I hear you calling out to me. I miss you too! Soon baby, soon!
– me to my bed.
so APPARENTLY if u donate a kidney you’re some big hero but if u donate 9 kidneys ppl get very upset
How come I only know the shortcuts for copy & paste and internet history, yet the cat can walk across the keyboard and open a bank account?
Take your age, multiply it by 3, divide that number by 3. That’s how old you are.
I hate when I’m playing air guitar and I break an air string.
Just tried to parallel park. 5 people are injured, 3 critical, 6 missing. The casualties continue to mount
Me:*screaming in horror in the bathroom*
Him:*banging on door* Are you ok? WTF is going on?
M:I found a gray hair!
H:So?
M:IN MY EYEBROW!!
I set my alarm extra early so I have enough time to lay in bed & be angry about having to wake up
KIDS: *running around house screaming*
ME: Hey guys, wanna go on a picnic?
KIDS: Yay! Picnic!
ME: *tosses bag of chips* Go eat those outside.
*uses blood from wounds to write my killer’s name on the floor*
I…will be…avenged. NO! BAD DOG! DON’T LICK THAT! DADDY NEEDS JUSTICE!
Number of times husband has insisted a puzzle piece is missing: 434
Actual puzzle pieces missing so far: 0
Boss : Why Are You Late?
She : Heavy Traffic
Boss : Is that my fault?
She : Did I Blame You
[looking disappointed at the playboy mansion]

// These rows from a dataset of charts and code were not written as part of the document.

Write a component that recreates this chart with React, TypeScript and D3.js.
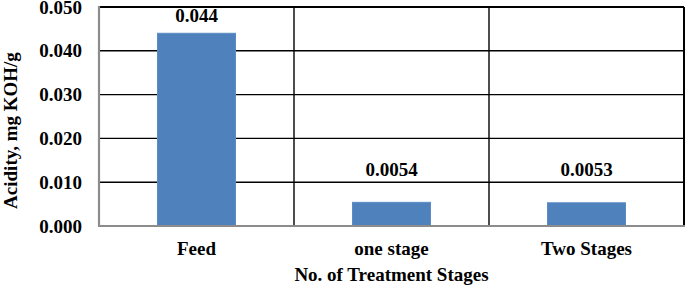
import React from "react";
import * as d3 from "d3";

const categories = ["Feed", "one stage", "Two Stages"];
const values = [0.044, 0.0054, 0.0053];
const valueLabels = ["0.044", "0.0054", "0.0053"];
const yTicks = [0, 0.01, 0.02, 0.03, 0.04, 0.05];

const W = 685, H = 287;
const M = { left: 99, right: 684, top: 7, bottom: 226 };
const FONT = "'Liberation Serif', 'Times New Roman', serif";

export default function App() {
  const x = d3.scaleBand<string>().domain(categories).range([M.left, M.right]).paddingInner(0).paddingOuter(0);
  const y = d3.scaleLinear().domain([0, 0.05]).range([M.bottom, M.top]);
  const bw = x.bandwidth() * 0.4;
  const fmt = d3.format(".3f");
  return (
    <svg width={W} height={H} style={{ position: "absolute", left: 0, top: 0, background: "#fff" }}
      fontFamily={FONT} fontWeight="bold">
      {/* horizontal gridlines */}
      {yTicks.filter(t => t > 0 && t < 0.05).map(t => (
        <line key={t} x1={M.left} x2={M.right} y1={y(t)} y2={y(t)} stroke="#000" strokeWidth={1.4} />
      ))}
      {/* vertical gridlines at category boundaries */}
      {categories.slice(1).map(c => (
        <line key={c} x1={x(c)!} x2={x(c)!} y1={M.top} y2={M.bottom} stroke="#000" strokeWidth={1.4} />
      ))}
      {/* top and right borders */}
      <line x1={M.left} x2={M.right} y1={M.top} y2={M.top} stroke="#000" strokeWidth={2} />
      <line x1={M.right} x2={M.right} y1={M.top} y2={M.bottom} stroke="#000" strokeWidth={2} />
      {/* bars */}
      {categories.map((c, i) => (
        <rect key={c} x={x(c)! + (x.bandwidth() - bw) / 2} y={y(values[i])} width={bw}
          height={y(0) - y(values[i])} fill="#4F81BD" stroke="#5b8cc6" strokeWidth={1} />
      ))}
      {/* axes */}
      <line x1={M.left} x2={M.left} y1={M.top - 1} y2={M.bottom + 1} stroke="#8c8c8c" strokeWidth={2.2} />
      <line x1={M.left - 1} x2={M.right + 1} y1={M.bottom} y2={M.bottom} stroke="#8c8c8c" strokeWidth={2.2} />
      {/* y tick labels */}
      {yTicks.map(t => (
        <text key={t} x={82} y={y(t) + 6.5} textAnchor="end" fontSize={19} fill="#000">{fmt(t)}</text>
      ))}
      {/* value labels */}
      {categories.map((c, i) => (
        <text key={c} x={x(c)! + x.bandwidth() / 2} y={Math.min(y(values[i]) - 11, y(0) - 50)}
          textAnchor="middle" fontSize={19} fill="#000">{valueLabels[i]}</text>
      ))}
      {/* category labels */}
      {categories.map(c => (
        <text key={c} x={x(c)! + x.bandwidth() / 2} y={255} textAnchor="middle" fontSize={19} fill="#000">{c}</text>
      ))}
      <text x={(M.left + M.right) / 2} y={281} textAnchor="middle" fontSize={19} fill="#000">No. of Treatment Stages</text>
      <text transform={`translate(17, ${(M.top + M.bottom) / 2 + 14}) rotate(-90)`} textAnchor="middle" fontSize={19} fill="#000">Acidity, mg KOH/g</text>
    </svg>
  );
}
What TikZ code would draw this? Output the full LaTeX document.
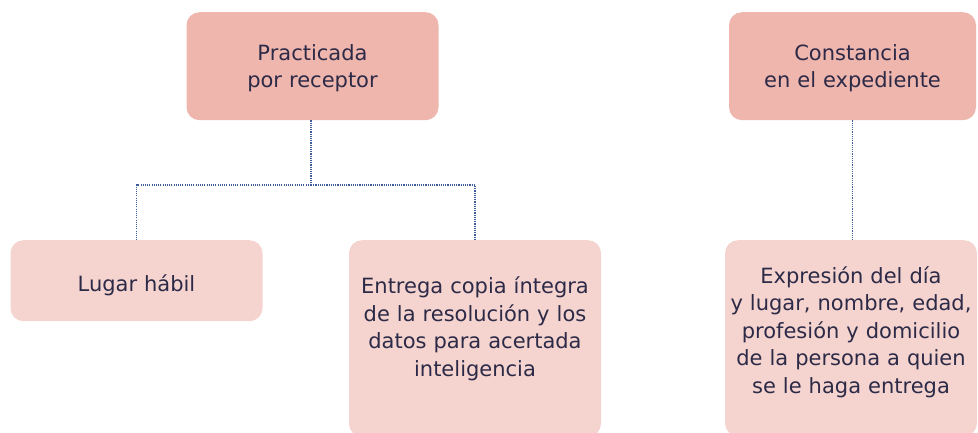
\documentclass[tikz,border=0pt]{standalone}
\usepackage{fontspec}
\setmainfont{DejaVu Sans}
\usetikzlibrary{positioning}

\definecolor{topfill}{HTML}{EFB6AE}
\definecolor{subfill}{HTML}{F5D4CF}
\definecolor{ink}{HTML}{2C2A47}
\definecolor{wire}{HTML}{3D5C9A}

\tikzset{
  card/.style={rounded corners=13pt,anchor=north,inner xsep=1pt,inner ysep=0pt,
    text width=250pt,align=center,text=ink,font=\fontsize{21}{27.5}\selectfont},
  topbox/.style={card,fill=topfill,text height=48pt,text depth=60pt},
  subbox/.style={card,fill=subfill},
  wireline/.style={wire,line width=1.1pt,dash pattern=on 1.1pt off 1.1pt}
}

\begin{document}
\begin{tikzpicture}[x=1pt,y=1pt]
  \useasboundingbox (0,0) rectangle (978,-432);

  \node[topbox] (practicada) at (312.5,-12) {Practicada\\por receptor};
  \node[topbox,text width=245pt] (constancia) at (852.5,-12) {Constancia\\en el expediente};

  \node[subbox,text height=51pt,text depth=30pt] (lugar) at (136.5,-240) {Lugar hábil};
  \node[subbox,text height=53.5pt,text depth=143pt] (entrega) at (475,-240) {Entrega copia íntegra\\de la resolución y los\\datos para acertada\\inteligencia};
  \node[subbox,text height=43pt,text depth=153pt] (expresion) at (851,-240) {Expresión del día\\y lugar, nombre, edad,\\profesión y domicilio\\de la persona a quien\\se le haga entrega};

  \coordinate (bus) at (311,-185);
  \draw[wireline] (practicada.south -| bus) -- (bus);
  \draw[wireline] (bus) -| (lugar.north);
  \draw[wireline] (bus) -| (entrega.north);
  \draw[wireline] (constancia.south) -- (constancia.south |- expresion.north);
\end{tikzpicture}
\end{document}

i was told there’d be bunnies
[Career Day]
Me: Money doesn’t buy happiness. However, it does buy tacos which make me happy. In conclusion, money does buy happiness.
Kids: *raise hands*
Me: I won’t be taking any questions.
Me: you know what’s sexy?
Mirror: no
please don’t be laundry in here, please don’t be laundry in here, please don’t be laundry in here…
-me opening the dryer
“What do your tattoos mean?” That I had $200 and no one stopped me
Me, when son comes for the weekend from college: I can’t wait to make a good dinner for him.
Me, when finding out his classes will be all online next quarter: Shit, now I have to cook more!
*shuts down road going both ways*
Right over here, officer. Here is where the accident happened.
*pulls tiny sheet over squirrel*
We thought our son was excited for us to attend Back-to-School night so we could meet his teacher…Turns out, his actual excitement was bc he couldn’t wait to show us the bathroom stall he had carefully chosen…“to do all the pooping in.”
Watch The Walking Dead with someone who’s super into it so every time a zombie appears you can pull the old, “Wait, who’s this now?”
Limbo is the only sport where being really bad at it means you’re raising the bar.
One of my greatest joys in life is when Jeff calls the vet to make an appointment and they ask for his name, and he says, Jeff. Then, they ask for our cat’s name, and I watch him gather his strength before he tells them, Baby Jeff.
Walked into the kitchen and saw my wife laughing while putting a banana in the garbage disposal so I think I’ll sleep in the other room.